Prioritizing Adaptability and Agentic Work Over Static Skills

Original Title: June Jobs Day

The labor market is defined by a paradox: while headline payroll numbers suggest a cooling trend, the workforce remains resilient. This conversation reveals that obsessing over monthly fluctuations, or the Gloom Crew trap, obscures a more important shift: the transition from labor intensive roles to hybrid, agentic work models. For leaders and investors, the advantage lies not in predicting the next jobs report, but in recognizing that AI is a force multiplier for critical thinking rather than a labor replacement engine. Those who prioritize hiring for adaptability and analytical decision making over static technical skills will build the most durable organizations. We are witnessing a fundamental change in the nature of work, and those who lean into this ambiguity now will capture the greatest upside as the market stabilizes.

The Hidden Cost of Data Obsession

The most common failure in modern market analysis is the over interpretation of high frequency data. Claudia Sahm notes that the market fixation on monthly payroll revisions and headline numbers often leads to reactionary, short term positioning. Because the U.S. economy employs over 150 million people across tens of millions of businesses, the snapshot is inherently noisy.

I kind of push back on that there is the system is broken. We are always going to get these kind of revisions... all this says again, don't get too hung up on the latest number, look at averages, look under the hood.

-- Claudia Sahm

When teams or investors anchor their strategy to a single month of data, they fall prey to Gloom Crew logic, assuming that a minor dip is the beginning of a systemic collapse. Systems thinking requires looking at the six month moving average to filter out the noise. The consequence of ignoring this is whipsaw decision making: buying or selling based on a data point that will be revised away in 60 days.

Why the Obvious Fix Makes Things Worse

Conventional wisdom suggests that when inflation is high, the Federal Reserve must aggressively pivot to protect the labor market or crush demand. However, Kristina Campmany points out that the current market is expensive and lacks term premium, making the long end of the U.S. fixed income curve unattractive. The systemic trap here is assuming that the Fed messaging is a prelude to immediate action.

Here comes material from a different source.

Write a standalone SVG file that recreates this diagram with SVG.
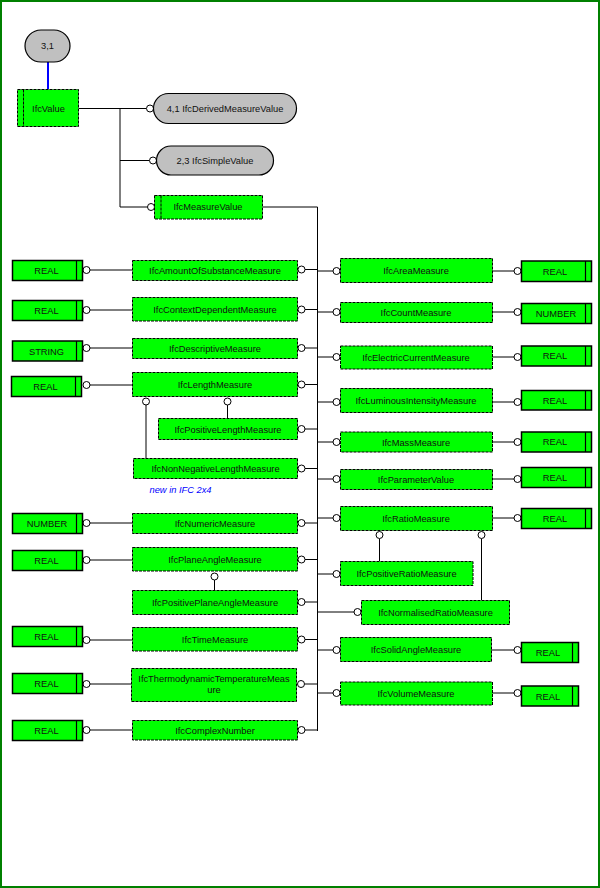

The reality is that we have moved into a tactical market environment. Investors who treat Fed rhetoric as a binary signal, such as 0 percent versus 25 percent hikes, are operating on an outdated mental model. The system has shifted; the Fed is now managing expectations through guidance rather than blunt force rate adjustments. The effect is that portfolios built on the assumption of a predictable Fed response are likely to underperform in this more volatile, ranging environment.

The 18 Month Payoff: Why Adaptability Wins

Lia Taniguchi provides a look at the labor market through the lens of recruitment software. While the narrative is dominated by AI induced job loss, the system level reality is a shift in the nature of work. Employers are moving away from traditional soft skills like basic writing toward higher order skills: critical thinking, decision making, and leadership.

I do not have the same doomsday predictions as everyone else... I think we will probably see, you know, five, six percent reduction in jobs because they have been replaced by AI. But what I actually think we are going to see even more is a change in the nature of work.

-- Lia Taniguchi

This is the competitive advantage. Companies that invest in talent capable of hybrid human agentic work will outpace those that focus on replacing humans with automation. The immediate cost is the difficulty of identifying and training for these non linear skills, but the lasting payoff is an organization that can pivot when market data changes, an essential capability when the future of work is, as Taniguchi notes, inherently unknowable.

Key Action Items

  • Filter the Noise (Immediate): Stop reacting to monthly payroll prints. Shift your reporting cadence to 3 to 6 month moving averages to separate signal from statistical revision.
  • Audit Your Hiring Criteria (Next Quarter): Evaluate job descriptions for higher order skills like critical thinking and pivot capability rather than static technical proficiencies. This creates a workforce that remains valuable even as AI tools evolve.
  • Re-evaluate Fixed Income Exposure (Next 6 to 12 Months): Acknowledge that the U.S. curve is expensive and lacks term premium. Consider diversifying into markets where value is priced in, such as the UK or Australia, rather than holding the long end of the U.S. curve.
  • Shift from Automation to Augmentation (12 to 18 Months): Stop viewing AI as a labor reduction cost cutting tool. Re-invest the freed hours into strategic, agentic work that leverages human judgment to interpret AI generated outputs.
  • Adopt a Tactical Investment Stance (Ongoing): Accept that we are in a ranging market. Avoid all systems go strategies and maintain moderate, cautious positioning that allows for rapid rotation when trend signals reverse.